In that episode Salbi speaks to Faraci’s accuser and Faraci himself, separately. What’s interesting about his part of the conversation is Faraci’s long discussion about how the accusation has impacted his life — the shame he’s felt, how hard his life has been, and how recovery has saved his life. Salbi asks Faraci how much he thought about Caroline’s pain, and he admits that he thought about the pain she had to feel and calls it a double violation.

He’s filled that hole him himself, he says in the episode. And this week, the media discovered Faraci’s attempt at a comeback to criticism via a new website. Styled a blog that examines the “points where pop culture and spiritual principles meet,” Faraci mentions his newfound embrace of Therevada Buddhism on his About page, where, until recently, he only mentioned that in 2016 he had “hit rock bottom.” He has since added the words “when a woman accused me of groping her in 2003.” Not that he did it, but that he was accused of it. He accepts this. He’s been rehabilitated by spirituality.

America is the land of the clean slate, after all.

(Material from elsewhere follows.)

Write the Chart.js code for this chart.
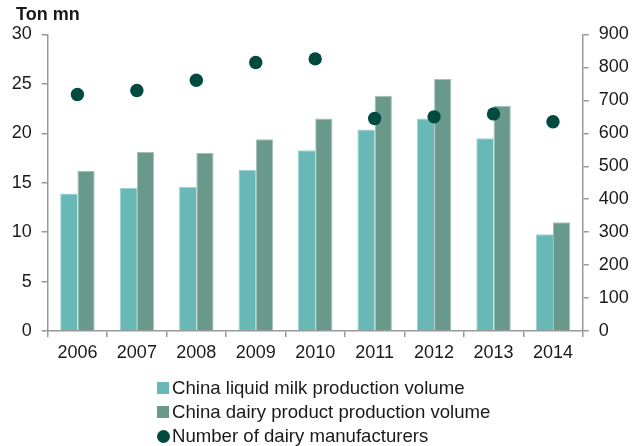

Hollywood has a thousand films anchored in that idea. Many of the people who make the town what it is have built mansions and retreats out of that rock.

The existence of the “Frontline” episode and “#MeToo, Now What?” serve as reminders of what that dream factory has long been made of, and perhaps make a person keener to see how often and well its most famous keepers acknowledge what continues to be wrong.  That said, awards ceremonies in particular have a tendency to treat the causes of the day like rented diamonds or borrowed clutches; they serve their purpose for a short time, only to be shelved again and, perhaps, forgotten.

A final image of Weinstein in “Frontline” proves that one man is counting on that fact never going out of fashion. “I gotta get help, OK?” he yells to the paparazzi camped out by a black SUV. “You know what? We all make mistakes. Second chance, I hope,” he says before jumping inside. It’s unclear whether he owns that vehicle, or if it’s merely for hire.